> _What to do_:
Return the data exactly, with all pictures removed.

> _Source excerpt_:
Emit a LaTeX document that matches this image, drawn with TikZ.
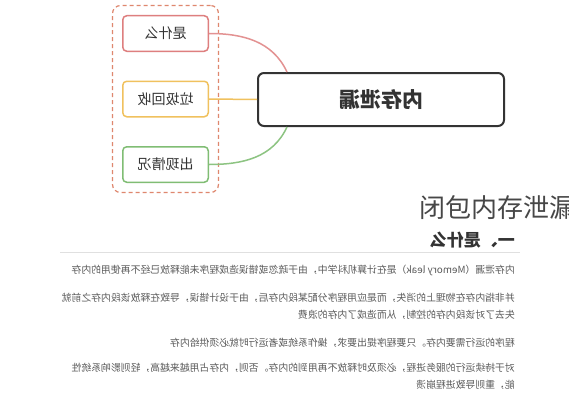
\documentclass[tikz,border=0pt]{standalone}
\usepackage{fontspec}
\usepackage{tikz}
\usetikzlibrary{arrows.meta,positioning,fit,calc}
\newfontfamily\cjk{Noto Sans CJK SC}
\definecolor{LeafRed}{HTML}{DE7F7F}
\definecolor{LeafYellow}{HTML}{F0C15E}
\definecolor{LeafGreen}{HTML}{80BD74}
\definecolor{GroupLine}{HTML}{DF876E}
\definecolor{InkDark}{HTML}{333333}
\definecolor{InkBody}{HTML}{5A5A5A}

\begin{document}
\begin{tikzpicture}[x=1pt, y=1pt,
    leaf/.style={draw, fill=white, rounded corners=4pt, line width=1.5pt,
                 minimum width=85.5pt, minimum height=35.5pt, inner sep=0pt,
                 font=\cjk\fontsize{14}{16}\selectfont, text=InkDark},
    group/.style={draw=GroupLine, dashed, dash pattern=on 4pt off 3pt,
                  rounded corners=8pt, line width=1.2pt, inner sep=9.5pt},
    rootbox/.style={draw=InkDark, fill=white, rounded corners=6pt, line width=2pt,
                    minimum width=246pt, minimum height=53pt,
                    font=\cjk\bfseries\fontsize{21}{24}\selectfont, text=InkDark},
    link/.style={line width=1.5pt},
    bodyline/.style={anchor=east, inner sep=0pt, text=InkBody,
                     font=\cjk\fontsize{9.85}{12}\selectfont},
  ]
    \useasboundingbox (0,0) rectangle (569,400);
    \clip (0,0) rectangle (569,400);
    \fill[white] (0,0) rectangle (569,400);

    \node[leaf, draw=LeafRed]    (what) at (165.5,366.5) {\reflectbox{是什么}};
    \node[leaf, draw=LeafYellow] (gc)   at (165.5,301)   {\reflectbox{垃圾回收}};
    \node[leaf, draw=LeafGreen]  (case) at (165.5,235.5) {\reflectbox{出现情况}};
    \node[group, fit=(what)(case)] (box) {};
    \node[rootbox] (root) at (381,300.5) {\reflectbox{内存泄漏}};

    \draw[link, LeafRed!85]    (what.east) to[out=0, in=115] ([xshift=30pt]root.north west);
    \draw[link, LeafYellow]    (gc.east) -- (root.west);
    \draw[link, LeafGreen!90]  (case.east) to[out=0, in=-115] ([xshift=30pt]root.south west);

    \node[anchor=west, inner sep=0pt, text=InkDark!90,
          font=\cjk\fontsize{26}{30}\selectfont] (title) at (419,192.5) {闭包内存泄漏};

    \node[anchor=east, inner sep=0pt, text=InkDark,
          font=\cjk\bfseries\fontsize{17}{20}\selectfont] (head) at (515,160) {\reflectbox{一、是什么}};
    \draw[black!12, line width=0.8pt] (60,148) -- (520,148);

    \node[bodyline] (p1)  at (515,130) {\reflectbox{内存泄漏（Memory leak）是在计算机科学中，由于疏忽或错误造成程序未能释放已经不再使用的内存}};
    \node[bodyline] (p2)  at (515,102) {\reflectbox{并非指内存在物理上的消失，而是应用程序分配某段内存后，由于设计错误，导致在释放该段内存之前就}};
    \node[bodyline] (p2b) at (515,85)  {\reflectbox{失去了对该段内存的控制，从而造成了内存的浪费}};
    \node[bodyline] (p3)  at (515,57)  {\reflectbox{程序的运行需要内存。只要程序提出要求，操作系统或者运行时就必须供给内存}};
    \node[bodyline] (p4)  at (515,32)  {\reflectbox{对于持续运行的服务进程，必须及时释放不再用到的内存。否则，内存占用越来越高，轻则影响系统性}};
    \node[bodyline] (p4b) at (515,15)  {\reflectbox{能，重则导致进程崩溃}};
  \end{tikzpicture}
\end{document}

> _Problem solution_:
Emit a LaTeX document that matches this image, drawn with TikZ.
\documentclass[tikz,border=0pt]{standalone}
\usepackage{fontspec}
\usepackage{tikz}
\usetikzlibrary{arrows.meta,positioning,fit,calc}
\newfontfamily\cjk{Noto Sans CJK SC}
\definecolor{LeafRed}{HTML}{DE7F7F}
\definecolor{LeafYellow}{HTML}{F0C15E}
\definecolor{LeafGreen}{HTML}{80BD74}
\definecolor{GroupLine}{HTML}{DF876E}
\definecolor{InkDark}{HTML}{333333}
\definecolor{InkBody}{HTML}{5A5A5A}

\begin{document}
\begin{tikzpicture}[x=1pt, y=1pt,
    leaf/.style={draw, fill=white, rounded corners=4pt, line width=1.5pt,
                 minimum width=85.5pt, minimum height=35.5pt, inner sep=0pt,
                 font=\cjk\fontsize{14}{16}\selectfont, text=InkDark},
    group/.style={draw=GroupLine, dashed, dash pattern=on 4pt off 3pt,
                  rounded corners=8pt, line width=1.2pt, inner sep=9.5pt},
    rootbox/.style={draw=InkDark, fill=white, rounded corners=6pt, line width=2pt,
                    minimum width=246pt, minimum height=53pt,
                    font=\cjk\bfseries\fontsize{21}{24}\selectfont, text=InkDark},
    link/.style={line width=1.5pt},
    bodyline/.style={anchor=east, inner sep=0pt, text=InkBody,
                     font=\cjk\fontsize{9.85}{12}\selectfont},
  ]
    \useasboundingbox (0,0) rectangle (569,400);
    \clip (0,0) rectangle (569,400);
    \fill[white] (0,0) rectangle (569,400);

    \node[leaf, draw=LeafRed]    (what) at (165.5,366.5) {\reflectbox{是什么}};
    \node[leaf, draw=LeafYellow] (gc)   at (165.5,301)   {\reflectbox{垃圾回收}};
    \node[leaf, draw=LeafGreen]  (case) at (165.5,235.5) {\reflectbox{出现情况}};
    \node[group, fit=(what)(case)] (box) {};
    \node[rootbox] (root) at (381,300.5) {\reflectbox{内存泄漏}};

    \draw[link, LeafRed!85]    (what.east) to[out=0, in=115] ([xshift=30pt]root.north west);
    \draw[link, LeafYellow]    (gc.east) -- (root.west);
    \draw[link, LeafGreen!90]  (case.east) to[out=0, in=-115] ([xshift=30pt]root.south west);

    \node[anchor=west, inner sep=0pt, text=InkDark!90,
          font=\cjk\fontsize{26}{30}\selectfont] (title) at (419,192.5) {闭包内存泄漏};

    \node[anchor=east, inner sep=0pt, text=InkDark,
          font=\cjk\bfseries\fontsize{17}{20}\selectfont] (head) at (515,160) {\reflectbox{一、是什么}};
    \draw[black!12, line width=0.8pt] (60,148) -- (520,148);

    \node[bodyline] (p1)  at (515,130) {\reflectbox{内存泄漏（Memory leak）是在计算机科学中，由于疏忽或错误造成程序未能释放已经不再使用的内存}};
    \node[bodyline] (p2)  at (515,102) {\reflectbox{并非指内存在物理上的消失，而是应用程序分配某段内存后，由于设计错误，导致在释放该段内存之前就}};
    \node[bodyline] (p2b) at (515,85)  {\reflectbox{失去了对该段内存的控制，从而造成了内存的浪费}};
    \node[bodyline] (p3)  at (515,57)  {\reflectbox{程序的运行需要内存。只要程序提出要求，操作系统或者运行时就必须供给内存}};
    \node[bodyline] (p4)  at (515,32)  {\reflectbox{对于持续运行的服务进程，必须及时释放不再用到的内存。否则，内存占用越来越高，轻则影响系统性}};
    \node[bodyline] (p4b) at (515,15)  {\reflectbox{能，重则导致进程崩溃}};
  \end{tikzpicture}
\end{document}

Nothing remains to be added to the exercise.